(Plotting code records)
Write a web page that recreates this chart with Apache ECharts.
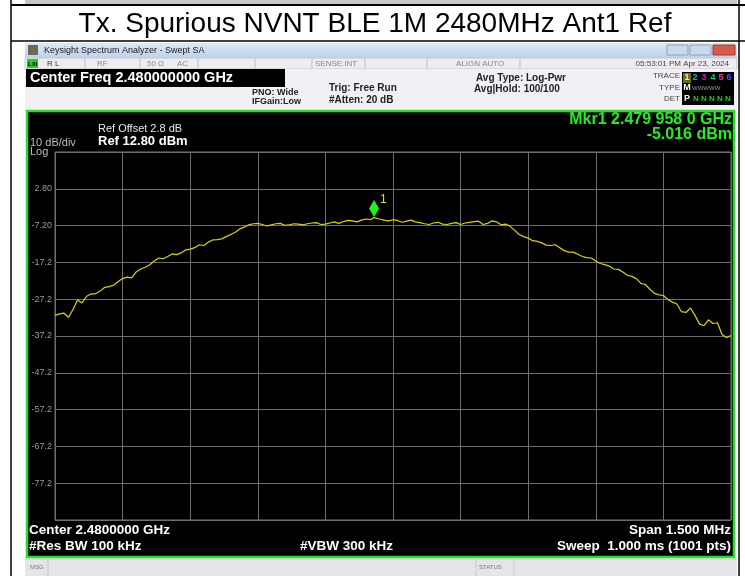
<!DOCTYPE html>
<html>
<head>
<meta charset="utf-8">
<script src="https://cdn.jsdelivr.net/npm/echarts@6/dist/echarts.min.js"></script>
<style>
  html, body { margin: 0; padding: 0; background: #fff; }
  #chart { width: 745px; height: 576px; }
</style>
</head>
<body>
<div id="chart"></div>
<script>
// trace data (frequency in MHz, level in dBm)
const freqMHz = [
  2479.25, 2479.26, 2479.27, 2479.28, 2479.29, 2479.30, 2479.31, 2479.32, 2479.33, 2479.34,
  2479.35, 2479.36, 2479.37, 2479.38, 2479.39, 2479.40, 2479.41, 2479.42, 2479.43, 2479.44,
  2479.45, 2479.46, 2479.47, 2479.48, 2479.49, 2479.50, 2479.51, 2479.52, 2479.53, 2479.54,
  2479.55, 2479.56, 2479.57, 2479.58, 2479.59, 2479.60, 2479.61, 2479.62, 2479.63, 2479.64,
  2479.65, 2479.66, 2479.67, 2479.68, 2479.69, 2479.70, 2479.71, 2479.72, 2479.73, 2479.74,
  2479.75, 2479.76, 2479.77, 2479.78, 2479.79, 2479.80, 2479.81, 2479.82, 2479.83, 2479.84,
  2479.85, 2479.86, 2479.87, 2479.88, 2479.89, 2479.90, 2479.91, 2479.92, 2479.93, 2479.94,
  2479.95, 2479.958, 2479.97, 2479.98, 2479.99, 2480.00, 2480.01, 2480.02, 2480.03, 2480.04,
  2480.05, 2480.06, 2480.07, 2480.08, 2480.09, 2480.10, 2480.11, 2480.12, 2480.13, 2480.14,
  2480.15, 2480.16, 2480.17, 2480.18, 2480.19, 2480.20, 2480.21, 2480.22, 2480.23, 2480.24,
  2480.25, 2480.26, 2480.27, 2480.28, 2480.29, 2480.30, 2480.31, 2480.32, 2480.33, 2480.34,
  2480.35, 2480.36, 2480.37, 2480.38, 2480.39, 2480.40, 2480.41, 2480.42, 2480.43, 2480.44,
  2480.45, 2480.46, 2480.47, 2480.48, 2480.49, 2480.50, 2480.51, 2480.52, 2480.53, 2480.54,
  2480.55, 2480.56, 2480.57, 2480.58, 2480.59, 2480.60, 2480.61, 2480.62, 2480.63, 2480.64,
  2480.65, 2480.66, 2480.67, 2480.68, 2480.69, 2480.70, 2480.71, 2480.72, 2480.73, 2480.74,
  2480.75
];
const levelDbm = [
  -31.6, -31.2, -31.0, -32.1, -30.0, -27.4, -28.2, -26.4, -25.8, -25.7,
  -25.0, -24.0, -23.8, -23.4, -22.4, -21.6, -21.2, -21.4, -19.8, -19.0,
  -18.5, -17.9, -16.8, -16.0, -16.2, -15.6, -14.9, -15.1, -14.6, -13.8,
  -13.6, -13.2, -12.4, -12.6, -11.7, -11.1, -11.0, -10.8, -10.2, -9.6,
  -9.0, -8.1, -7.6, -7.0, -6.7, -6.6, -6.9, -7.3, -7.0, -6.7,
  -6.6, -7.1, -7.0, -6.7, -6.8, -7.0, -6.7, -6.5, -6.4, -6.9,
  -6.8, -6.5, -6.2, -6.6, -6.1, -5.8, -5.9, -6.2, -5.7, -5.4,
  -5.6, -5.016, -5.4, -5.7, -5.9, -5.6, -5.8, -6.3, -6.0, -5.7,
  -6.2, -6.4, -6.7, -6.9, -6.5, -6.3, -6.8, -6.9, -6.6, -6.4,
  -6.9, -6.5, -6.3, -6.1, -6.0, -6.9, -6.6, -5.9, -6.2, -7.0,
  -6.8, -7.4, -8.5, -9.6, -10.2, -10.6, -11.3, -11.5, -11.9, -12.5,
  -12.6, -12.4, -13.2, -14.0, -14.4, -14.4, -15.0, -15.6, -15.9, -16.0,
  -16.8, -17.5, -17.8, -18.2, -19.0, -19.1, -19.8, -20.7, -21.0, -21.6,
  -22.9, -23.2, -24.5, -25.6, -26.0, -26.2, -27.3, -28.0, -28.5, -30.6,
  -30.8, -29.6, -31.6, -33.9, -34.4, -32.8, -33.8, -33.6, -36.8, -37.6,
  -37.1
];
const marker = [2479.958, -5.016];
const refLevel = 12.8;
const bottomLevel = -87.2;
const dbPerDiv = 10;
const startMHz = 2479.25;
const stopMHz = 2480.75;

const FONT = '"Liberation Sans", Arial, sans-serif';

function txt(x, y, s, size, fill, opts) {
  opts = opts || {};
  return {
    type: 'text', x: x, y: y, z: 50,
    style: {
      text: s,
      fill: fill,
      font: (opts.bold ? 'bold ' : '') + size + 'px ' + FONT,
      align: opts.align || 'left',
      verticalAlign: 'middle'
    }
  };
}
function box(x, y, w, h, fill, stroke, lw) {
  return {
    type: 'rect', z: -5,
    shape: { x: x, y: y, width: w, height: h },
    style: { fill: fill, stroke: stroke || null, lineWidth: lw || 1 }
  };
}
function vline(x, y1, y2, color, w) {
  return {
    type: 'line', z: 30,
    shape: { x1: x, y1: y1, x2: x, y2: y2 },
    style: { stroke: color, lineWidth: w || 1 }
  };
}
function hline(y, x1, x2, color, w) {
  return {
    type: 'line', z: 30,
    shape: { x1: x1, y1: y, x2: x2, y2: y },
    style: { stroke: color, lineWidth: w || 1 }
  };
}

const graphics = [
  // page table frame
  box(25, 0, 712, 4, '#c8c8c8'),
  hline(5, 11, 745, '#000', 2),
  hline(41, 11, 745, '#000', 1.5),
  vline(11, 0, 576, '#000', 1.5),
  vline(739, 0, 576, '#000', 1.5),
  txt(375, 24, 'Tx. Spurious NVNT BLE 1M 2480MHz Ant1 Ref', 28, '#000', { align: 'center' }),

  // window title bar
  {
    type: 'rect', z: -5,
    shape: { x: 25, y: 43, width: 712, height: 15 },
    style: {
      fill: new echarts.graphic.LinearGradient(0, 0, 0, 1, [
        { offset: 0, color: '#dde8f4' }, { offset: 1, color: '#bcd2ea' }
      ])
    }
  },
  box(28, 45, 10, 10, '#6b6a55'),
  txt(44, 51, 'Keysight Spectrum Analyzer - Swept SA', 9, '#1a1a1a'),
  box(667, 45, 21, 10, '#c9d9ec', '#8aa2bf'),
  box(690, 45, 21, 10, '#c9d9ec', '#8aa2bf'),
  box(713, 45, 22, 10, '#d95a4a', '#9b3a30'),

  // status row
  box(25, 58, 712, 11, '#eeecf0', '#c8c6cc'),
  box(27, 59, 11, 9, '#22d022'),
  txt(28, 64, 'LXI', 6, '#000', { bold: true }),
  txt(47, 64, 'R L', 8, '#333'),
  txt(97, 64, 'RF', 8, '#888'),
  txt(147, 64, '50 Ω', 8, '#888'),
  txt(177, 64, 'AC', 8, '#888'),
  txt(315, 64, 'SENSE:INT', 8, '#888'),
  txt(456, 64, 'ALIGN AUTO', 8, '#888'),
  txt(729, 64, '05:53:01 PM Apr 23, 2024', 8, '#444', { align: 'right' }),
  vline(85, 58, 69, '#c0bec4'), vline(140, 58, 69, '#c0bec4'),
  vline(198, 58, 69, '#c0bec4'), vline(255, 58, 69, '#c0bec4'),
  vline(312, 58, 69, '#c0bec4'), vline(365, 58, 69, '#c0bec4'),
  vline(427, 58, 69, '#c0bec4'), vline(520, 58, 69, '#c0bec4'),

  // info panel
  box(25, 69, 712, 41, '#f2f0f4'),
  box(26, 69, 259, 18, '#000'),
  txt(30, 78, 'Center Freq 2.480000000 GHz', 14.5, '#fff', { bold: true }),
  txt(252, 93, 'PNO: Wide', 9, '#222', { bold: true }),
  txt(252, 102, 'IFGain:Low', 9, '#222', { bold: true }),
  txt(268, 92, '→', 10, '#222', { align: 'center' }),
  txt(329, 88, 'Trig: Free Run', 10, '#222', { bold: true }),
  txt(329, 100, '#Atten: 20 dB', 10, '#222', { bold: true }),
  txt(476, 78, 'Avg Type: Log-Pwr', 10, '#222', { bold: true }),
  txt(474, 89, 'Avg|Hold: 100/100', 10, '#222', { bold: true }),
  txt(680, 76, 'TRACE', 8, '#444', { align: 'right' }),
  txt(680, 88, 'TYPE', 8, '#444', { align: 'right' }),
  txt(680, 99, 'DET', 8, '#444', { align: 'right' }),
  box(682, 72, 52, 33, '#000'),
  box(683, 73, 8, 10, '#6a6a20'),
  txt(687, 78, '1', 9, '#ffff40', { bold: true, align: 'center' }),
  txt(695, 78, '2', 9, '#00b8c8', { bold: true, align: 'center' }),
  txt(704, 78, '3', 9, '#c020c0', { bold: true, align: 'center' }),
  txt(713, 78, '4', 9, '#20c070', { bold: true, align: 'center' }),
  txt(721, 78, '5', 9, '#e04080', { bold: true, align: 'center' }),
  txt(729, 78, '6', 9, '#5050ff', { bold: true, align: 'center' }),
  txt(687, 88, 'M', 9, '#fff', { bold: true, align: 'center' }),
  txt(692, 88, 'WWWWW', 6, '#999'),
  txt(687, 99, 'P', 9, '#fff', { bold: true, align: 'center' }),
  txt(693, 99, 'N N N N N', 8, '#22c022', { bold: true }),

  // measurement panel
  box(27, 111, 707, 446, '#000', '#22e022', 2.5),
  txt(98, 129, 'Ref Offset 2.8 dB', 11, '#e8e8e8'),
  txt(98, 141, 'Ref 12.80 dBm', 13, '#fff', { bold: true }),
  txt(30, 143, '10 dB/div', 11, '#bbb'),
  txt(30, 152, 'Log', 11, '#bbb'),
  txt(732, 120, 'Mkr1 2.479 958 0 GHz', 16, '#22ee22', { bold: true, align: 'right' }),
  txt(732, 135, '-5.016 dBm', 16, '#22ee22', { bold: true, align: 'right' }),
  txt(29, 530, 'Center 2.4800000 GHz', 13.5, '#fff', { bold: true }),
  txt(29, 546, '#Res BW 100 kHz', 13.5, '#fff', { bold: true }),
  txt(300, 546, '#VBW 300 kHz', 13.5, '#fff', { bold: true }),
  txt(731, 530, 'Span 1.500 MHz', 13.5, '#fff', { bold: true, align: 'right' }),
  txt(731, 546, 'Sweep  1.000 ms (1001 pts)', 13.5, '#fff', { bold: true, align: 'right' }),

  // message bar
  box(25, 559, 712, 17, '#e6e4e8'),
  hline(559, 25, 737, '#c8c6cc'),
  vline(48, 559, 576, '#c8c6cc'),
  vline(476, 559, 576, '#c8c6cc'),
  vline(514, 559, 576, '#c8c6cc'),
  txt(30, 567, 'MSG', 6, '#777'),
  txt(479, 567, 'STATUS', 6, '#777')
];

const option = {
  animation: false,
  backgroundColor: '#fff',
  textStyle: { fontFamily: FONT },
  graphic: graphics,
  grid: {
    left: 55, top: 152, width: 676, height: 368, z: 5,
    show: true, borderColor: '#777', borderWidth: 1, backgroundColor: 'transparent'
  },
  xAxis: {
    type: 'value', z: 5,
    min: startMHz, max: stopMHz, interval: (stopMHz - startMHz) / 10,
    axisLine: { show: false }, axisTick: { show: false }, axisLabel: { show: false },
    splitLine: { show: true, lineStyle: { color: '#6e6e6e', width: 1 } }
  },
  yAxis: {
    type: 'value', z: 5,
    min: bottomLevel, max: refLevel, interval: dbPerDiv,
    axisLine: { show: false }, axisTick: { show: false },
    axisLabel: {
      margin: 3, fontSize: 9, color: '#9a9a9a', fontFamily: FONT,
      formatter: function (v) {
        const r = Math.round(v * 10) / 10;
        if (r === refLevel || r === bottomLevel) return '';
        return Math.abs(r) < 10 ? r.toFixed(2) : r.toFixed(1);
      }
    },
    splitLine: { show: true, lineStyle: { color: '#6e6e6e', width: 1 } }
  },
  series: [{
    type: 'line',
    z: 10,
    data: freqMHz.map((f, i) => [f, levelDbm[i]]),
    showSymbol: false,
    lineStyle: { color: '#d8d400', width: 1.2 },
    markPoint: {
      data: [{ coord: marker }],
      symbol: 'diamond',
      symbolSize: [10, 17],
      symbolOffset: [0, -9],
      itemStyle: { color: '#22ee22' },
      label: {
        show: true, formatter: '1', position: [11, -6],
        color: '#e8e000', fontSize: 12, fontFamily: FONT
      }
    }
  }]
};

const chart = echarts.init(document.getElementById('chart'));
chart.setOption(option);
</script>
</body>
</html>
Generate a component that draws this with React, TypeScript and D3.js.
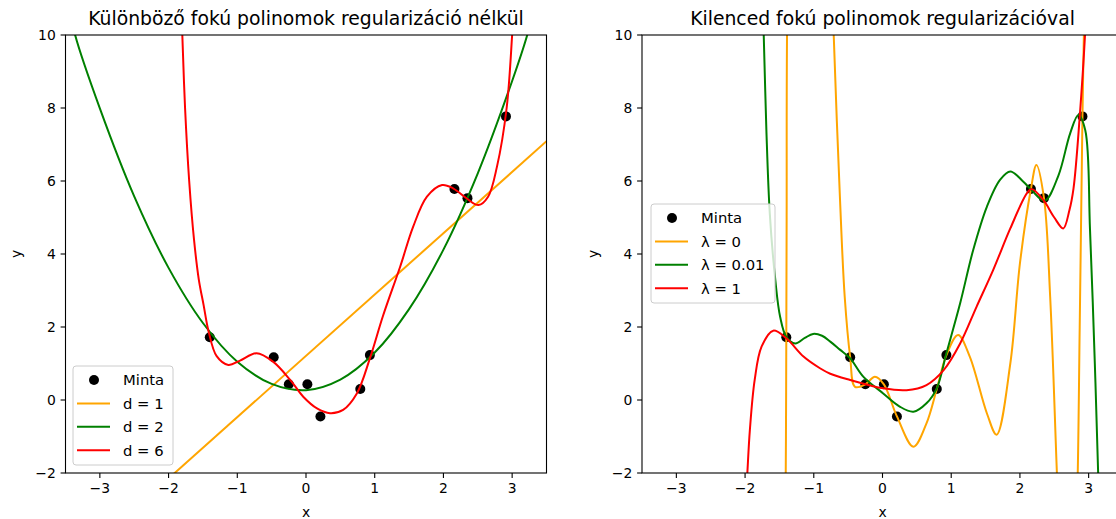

§ Task goal
Copy out all lines that carry the word "this".

§ Task output
Write a web page that recreates this chart with Apache ECharts.
Generate a component that draws this with React, TypeScript and D3.js.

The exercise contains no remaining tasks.